## [DATA SHOWN]

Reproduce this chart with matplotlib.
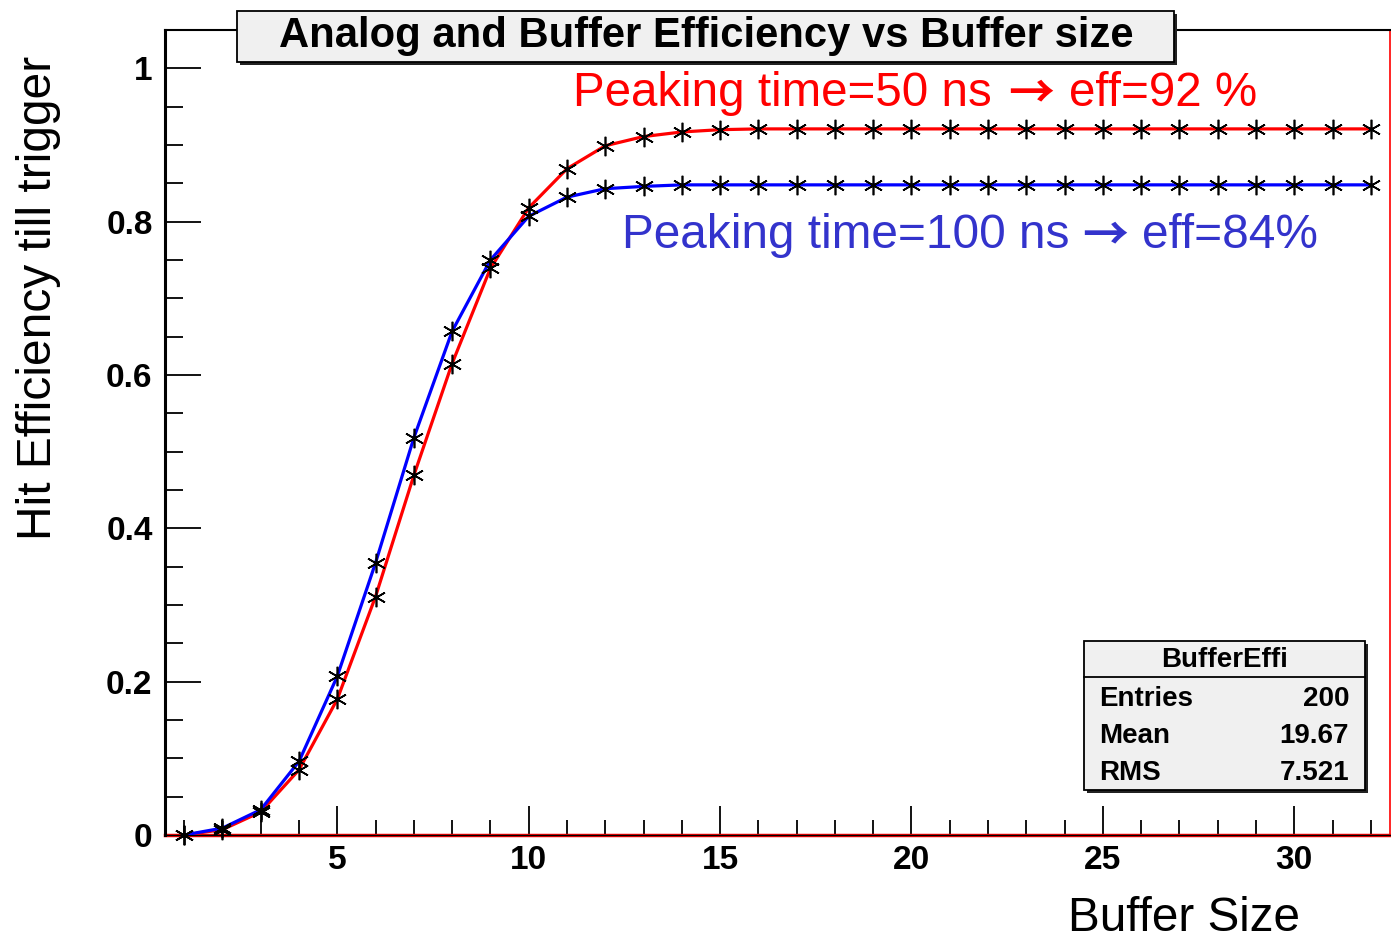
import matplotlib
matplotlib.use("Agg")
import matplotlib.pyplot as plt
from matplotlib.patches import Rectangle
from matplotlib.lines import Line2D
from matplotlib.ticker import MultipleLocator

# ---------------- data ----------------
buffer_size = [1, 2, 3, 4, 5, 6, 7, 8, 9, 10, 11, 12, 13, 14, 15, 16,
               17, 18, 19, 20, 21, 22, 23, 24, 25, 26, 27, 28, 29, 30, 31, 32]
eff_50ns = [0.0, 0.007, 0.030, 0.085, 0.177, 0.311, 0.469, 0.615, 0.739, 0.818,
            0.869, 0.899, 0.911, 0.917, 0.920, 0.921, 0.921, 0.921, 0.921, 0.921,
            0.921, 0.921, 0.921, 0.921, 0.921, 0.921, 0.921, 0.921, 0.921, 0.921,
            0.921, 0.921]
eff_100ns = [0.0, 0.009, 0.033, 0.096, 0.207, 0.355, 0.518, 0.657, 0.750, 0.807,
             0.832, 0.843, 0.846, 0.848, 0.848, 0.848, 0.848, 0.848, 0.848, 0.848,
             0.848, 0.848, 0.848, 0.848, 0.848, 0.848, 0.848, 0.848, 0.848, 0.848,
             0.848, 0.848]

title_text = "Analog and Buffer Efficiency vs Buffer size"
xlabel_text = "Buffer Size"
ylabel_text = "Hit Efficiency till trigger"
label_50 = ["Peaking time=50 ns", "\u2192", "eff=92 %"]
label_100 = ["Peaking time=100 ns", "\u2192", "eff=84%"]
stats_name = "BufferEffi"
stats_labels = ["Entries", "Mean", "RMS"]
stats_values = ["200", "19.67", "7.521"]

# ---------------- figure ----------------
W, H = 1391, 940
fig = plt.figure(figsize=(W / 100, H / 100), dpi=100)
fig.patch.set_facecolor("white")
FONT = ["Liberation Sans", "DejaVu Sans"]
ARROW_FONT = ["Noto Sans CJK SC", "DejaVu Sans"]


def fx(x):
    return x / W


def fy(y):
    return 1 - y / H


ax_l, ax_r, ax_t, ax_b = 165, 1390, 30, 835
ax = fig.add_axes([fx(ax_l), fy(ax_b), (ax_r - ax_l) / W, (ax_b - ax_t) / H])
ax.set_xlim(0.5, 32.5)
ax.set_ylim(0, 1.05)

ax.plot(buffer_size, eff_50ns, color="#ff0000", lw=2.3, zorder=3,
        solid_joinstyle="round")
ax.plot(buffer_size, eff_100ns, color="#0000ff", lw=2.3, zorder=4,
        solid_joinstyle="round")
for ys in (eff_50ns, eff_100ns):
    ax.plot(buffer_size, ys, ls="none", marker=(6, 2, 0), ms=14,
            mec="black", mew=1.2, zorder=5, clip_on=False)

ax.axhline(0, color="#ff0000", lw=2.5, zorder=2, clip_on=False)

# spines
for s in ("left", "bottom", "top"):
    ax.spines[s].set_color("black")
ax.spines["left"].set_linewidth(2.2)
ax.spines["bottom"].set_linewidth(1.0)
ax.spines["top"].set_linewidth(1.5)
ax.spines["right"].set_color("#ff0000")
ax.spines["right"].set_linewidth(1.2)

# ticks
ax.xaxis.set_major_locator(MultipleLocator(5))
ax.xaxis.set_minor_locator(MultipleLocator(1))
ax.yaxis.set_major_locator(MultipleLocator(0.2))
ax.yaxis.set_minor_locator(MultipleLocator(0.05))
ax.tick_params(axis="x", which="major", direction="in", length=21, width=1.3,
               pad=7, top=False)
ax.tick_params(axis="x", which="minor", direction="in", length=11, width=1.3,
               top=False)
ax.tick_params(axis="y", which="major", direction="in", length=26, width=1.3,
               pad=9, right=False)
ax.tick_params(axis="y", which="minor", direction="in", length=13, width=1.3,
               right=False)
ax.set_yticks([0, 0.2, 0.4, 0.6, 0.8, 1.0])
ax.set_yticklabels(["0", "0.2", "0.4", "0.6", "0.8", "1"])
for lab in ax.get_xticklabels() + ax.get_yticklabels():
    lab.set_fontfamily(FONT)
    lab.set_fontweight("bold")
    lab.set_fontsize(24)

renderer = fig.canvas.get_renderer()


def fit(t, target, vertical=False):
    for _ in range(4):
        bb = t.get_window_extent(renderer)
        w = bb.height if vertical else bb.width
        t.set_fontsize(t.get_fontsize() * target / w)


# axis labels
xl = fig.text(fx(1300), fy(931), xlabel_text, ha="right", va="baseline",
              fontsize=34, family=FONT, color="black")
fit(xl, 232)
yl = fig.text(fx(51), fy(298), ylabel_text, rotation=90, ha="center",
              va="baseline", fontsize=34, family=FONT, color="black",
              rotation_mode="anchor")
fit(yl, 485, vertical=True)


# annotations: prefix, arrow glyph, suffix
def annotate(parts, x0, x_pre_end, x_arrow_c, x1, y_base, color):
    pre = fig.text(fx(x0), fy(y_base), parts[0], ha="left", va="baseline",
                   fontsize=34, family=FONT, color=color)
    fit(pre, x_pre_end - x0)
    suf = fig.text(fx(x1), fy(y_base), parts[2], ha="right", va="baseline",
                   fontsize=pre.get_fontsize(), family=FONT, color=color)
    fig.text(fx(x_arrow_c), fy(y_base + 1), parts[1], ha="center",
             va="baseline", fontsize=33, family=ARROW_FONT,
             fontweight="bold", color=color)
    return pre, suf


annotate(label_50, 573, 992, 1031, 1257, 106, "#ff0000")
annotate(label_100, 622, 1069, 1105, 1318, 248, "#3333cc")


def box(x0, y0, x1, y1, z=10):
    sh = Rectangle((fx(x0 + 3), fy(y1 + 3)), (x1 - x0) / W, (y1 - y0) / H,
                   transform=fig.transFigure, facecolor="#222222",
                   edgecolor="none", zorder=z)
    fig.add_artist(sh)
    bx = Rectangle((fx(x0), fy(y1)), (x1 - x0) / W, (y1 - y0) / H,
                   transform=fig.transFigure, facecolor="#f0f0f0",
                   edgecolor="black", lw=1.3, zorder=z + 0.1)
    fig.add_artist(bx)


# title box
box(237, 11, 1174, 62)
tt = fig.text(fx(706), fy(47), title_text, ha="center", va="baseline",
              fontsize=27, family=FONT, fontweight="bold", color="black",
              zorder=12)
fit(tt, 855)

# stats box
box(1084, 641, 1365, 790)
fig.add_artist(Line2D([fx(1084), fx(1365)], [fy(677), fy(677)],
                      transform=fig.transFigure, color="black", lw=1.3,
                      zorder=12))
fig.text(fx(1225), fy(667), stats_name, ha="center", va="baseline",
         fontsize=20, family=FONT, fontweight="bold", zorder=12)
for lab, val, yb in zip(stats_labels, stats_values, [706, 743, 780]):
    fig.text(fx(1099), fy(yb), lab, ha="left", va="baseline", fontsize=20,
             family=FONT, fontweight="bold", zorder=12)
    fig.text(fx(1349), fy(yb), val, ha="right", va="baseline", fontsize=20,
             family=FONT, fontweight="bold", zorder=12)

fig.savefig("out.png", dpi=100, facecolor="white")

...

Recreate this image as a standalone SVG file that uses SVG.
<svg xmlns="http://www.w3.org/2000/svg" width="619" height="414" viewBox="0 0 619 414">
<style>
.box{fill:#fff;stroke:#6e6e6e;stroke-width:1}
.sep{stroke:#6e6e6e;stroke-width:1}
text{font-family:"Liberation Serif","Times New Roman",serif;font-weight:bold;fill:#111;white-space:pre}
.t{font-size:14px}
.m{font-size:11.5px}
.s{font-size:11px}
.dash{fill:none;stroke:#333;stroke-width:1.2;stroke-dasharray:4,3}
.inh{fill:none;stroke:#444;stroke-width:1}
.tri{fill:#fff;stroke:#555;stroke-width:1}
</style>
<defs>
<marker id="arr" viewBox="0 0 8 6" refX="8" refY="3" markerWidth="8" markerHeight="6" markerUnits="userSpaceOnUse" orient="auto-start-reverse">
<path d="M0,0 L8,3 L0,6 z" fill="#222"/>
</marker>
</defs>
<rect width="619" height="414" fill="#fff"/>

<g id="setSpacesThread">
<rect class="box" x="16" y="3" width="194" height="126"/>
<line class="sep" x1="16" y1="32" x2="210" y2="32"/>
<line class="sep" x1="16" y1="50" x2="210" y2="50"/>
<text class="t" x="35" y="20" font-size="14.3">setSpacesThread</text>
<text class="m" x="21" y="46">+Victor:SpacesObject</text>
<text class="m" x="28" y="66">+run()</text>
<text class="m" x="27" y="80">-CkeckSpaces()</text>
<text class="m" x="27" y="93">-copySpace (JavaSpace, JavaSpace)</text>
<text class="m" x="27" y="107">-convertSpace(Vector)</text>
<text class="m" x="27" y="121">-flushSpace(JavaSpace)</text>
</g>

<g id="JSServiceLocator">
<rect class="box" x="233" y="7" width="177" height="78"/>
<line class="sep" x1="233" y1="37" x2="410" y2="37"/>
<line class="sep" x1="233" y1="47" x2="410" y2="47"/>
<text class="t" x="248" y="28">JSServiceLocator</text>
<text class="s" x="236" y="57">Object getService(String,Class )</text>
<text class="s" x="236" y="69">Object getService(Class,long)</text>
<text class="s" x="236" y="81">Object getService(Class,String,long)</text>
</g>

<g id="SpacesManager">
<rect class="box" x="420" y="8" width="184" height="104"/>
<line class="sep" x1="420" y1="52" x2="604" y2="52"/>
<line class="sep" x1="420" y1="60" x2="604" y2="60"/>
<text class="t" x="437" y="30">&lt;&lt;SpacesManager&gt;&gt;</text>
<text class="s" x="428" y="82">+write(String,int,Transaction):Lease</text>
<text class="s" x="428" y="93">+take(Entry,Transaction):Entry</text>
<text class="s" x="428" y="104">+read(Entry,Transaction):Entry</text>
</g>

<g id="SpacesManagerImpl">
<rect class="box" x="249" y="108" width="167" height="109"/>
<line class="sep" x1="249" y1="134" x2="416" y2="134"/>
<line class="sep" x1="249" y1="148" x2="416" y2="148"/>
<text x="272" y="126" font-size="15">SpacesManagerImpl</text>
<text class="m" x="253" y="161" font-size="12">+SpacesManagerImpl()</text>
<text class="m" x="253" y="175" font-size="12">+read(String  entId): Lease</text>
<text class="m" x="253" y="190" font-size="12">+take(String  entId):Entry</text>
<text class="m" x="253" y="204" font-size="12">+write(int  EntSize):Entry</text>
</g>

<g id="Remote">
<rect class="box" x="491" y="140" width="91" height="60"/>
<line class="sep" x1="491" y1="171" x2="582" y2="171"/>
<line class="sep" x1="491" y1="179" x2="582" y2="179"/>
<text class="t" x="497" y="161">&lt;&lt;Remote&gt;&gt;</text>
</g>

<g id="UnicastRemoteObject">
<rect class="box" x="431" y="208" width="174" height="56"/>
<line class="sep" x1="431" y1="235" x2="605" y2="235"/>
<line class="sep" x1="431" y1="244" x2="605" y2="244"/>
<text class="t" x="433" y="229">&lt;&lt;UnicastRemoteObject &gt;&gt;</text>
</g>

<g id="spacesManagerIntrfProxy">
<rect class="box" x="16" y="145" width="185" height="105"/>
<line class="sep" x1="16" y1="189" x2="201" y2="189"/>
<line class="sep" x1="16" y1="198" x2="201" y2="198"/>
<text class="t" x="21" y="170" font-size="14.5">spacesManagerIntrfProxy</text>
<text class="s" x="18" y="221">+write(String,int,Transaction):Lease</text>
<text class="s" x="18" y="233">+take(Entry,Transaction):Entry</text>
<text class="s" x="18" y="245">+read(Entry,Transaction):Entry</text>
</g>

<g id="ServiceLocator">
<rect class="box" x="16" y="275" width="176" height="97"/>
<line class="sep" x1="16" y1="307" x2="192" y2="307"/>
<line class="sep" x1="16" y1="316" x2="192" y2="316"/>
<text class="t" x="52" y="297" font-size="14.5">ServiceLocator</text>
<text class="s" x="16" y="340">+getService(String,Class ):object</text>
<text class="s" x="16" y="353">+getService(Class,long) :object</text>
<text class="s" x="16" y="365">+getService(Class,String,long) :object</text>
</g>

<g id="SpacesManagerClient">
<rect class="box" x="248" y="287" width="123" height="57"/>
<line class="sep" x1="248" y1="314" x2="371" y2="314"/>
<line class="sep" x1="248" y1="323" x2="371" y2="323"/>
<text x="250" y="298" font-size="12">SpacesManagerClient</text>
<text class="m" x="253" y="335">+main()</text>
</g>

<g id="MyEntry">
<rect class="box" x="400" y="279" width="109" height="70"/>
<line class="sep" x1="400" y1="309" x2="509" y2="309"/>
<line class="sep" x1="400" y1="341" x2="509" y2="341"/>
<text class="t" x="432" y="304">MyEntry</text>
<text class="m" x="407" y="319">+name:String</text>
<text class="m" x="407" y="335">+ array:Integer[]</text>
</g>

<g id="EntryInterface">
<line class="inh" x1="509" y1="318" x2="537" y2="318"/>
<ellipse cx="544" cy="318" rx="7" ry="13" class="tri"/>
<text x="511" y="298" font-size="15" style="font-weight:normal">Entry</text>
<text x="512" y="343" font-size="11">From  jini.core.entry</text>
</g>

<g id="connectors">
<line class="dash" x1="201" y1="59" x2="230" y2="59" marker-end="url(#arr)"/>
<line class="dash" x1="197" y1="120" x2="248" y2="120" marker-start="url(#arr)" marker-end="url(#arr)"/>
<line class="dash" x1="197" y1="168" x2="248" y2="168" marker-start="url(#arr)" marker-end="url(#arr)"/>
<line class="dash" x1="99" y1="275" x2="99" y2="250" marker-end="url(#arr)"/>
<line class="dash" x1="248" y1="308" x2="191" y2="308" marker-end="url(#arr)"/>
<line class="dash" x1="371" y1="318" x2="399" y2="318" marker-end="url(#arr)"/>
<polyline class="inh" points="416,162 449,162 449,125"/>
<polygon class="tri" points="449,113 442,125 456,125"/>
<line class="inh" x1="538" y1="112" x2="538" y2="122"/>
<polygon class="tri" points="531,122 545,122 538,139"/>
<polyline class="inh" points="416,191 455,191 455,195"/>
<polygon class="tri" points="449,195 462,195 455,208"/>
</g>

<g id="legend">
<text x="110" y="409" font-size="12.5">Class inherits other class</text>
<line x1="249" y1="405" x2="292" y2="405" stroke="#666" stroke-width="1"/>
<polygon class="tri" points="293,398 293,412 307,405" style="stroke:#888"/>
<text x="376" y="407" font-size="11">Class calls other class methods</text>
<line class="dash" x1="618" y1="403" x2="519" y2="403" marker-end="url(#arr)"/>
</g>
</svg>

--

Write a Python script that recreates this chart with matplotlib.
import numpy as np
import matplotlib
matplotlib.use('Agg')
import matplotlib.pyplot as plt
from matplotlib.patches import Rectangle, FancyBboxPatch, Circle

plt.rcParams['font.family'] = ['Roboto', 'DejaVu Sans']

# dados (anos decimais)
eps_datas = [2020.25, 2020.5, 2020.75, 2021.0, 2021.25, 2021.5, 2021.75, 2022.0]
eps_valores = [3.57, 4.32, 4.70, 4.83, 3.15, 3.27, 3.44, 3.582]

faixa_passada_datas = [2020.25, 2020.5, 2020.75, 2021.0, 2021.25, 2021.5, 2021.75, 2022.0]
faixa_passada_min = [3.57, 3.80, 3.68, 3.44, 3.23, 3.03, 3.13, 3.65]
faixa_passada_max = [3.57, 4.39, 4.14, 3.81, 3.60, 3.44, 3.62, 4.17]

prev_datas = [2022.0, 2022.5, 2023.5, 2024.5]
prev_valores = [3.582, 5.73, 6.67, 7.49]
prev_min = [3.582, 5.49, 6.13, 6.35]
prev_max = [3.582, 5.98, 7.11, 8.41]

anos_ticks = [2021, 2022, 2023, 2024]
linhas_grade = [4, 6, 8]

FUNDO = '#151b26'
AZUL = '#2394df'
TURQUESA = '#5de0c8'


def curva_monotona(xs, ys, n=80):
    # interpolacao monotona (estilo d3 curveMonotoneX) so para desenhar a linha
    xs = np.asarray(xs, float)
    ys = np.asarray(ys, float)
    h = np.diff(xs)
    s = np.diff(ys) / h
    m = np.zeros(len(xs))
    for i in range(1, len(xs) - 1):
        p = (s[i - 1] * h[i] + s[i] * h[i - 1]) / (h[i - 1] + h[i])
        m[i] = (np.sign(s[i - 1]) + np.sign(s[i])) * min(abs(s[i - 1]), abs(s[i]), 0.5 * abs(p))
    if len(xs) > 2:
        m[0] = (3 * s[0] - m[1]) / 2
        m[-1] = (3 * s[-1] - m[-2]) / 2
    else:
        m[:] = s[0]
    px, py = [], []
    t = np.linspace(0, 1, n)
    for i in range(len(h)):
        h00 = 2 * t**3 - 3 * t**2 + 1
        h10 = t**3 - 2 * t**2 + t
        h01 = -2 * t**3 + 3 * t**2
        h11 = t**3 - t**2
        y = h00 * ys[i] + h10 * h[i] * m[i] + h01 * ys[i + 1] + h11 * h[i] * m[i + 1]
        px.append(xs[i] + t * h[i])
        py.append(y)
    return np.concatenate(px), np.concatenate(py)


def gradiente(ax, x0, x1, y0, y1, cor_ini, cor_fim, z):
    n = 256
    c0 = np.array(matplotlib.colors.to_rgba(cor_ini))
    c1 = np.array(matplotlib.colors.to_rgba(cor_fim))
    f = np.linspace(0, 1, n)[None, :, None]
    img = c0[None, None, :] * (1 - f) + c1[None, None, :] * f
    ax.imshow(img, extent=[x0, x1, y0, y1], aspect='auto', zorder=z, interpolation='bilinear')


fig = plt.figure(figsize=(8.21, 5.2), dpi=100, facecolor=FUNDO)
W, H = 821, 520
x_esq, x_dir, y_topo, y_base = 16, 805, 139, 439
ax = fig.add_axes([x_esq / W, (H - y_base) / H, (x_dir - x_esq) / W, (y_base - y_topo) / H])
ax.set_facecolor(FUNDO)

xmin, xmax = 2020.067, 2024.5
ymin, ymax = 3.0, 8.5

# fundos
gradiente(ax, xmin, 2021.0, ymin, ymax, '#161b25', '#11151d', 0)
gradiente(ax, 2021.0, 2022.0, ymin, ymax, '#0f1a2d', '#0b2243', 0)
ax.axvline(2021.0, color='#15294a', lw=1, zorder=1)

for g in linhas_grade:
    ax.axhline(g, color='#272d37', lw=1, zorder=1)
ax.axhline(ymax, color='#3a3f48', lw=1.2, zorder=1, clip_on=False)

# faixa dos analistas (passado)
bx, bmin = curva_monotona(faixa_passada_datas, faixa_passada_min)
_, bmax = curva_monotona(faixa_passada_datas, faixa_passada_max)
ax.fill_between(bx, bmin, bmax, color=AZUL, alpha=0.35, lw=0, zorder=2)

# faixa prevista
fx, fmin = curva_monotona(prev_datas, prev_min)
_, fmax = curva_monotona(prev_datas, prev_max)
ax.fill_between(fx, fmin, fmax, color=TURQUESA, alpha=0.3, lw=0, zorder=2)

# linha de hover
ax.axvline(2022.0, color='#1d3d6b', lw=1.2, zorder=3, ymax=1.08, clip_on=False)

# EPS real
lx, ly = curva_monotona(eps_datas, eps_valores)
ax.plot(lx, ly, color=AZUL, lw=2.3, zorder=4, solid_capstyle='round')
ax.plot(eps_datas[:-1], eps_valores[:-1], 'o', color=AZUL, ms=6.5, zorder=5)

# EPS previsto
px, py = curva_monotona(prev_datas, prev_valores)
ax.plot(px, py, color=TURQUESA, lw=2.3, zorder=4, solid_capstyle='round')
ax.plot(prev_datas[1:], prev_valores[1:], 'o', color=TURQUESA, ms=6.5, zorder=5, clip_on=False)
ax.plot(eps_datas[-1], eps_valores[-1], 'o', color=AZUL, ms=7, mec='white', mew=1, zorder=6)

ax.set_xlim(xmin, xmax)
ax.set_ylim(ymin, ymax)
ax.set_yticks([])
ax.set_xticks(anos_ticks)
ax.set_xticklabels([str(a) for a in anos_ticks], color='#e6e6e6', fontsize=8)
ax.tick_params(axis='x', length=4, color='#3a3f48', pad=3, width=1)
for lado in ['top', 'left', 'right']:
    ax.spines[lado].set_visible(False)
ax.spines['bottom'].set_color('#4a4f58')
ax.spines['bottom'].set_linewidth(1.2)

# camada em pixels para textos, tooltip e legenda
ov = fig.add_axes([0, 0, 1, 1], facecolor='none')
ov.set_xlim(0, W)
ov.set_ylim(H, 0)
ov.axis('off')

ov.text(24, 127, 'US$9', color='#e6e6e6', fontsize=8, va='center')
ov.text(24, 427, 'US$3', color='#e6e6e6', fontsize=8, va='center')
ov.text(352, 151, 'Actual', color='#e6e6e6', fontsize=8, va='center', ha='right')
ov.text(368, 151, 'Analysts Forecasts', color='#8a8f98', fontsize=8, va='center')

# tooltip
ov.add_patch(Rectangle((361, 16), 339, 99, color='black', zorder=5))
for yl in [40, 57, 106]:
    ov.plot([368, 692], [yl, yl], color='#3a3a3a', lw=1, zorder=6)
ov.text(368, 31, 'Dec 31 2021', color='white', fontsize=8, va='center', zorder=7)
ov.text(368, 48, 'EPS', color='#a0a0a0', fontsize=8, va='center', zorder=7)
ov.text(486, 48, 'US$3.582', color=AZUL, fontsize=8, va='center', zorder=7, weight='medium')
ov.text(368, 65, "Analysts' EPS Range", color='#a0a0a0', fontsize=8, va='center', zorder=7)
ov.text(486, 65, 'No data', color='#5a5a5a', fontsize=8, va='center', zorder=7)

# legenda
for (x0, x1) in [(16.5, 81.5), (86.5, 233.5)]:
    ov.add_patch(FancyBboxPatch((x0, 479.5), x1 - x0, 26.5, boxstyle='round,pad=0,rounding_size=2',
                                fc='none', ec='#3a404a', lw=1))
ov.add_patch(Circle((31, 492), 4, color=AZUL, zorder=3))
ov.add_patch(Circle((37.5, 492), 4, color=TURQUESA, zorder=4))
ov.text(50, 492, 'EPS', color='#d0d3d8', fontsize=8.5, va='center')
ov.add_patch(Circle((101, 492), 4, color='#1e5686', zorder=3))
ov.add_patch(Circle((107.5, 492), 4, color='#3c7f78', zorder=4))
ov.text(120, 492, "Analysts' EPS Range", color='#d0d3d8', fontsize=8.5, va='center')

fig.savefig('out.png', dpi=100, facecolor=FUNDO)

## [WHAT IS EXPECTED]
In the records above, locate every line with the string "that" and copy it.

## [TASK SOLUTION]
Recreate this image as a standalone SVG file that uses SVG.
Write a Python script that recreates this chart with matplotlib.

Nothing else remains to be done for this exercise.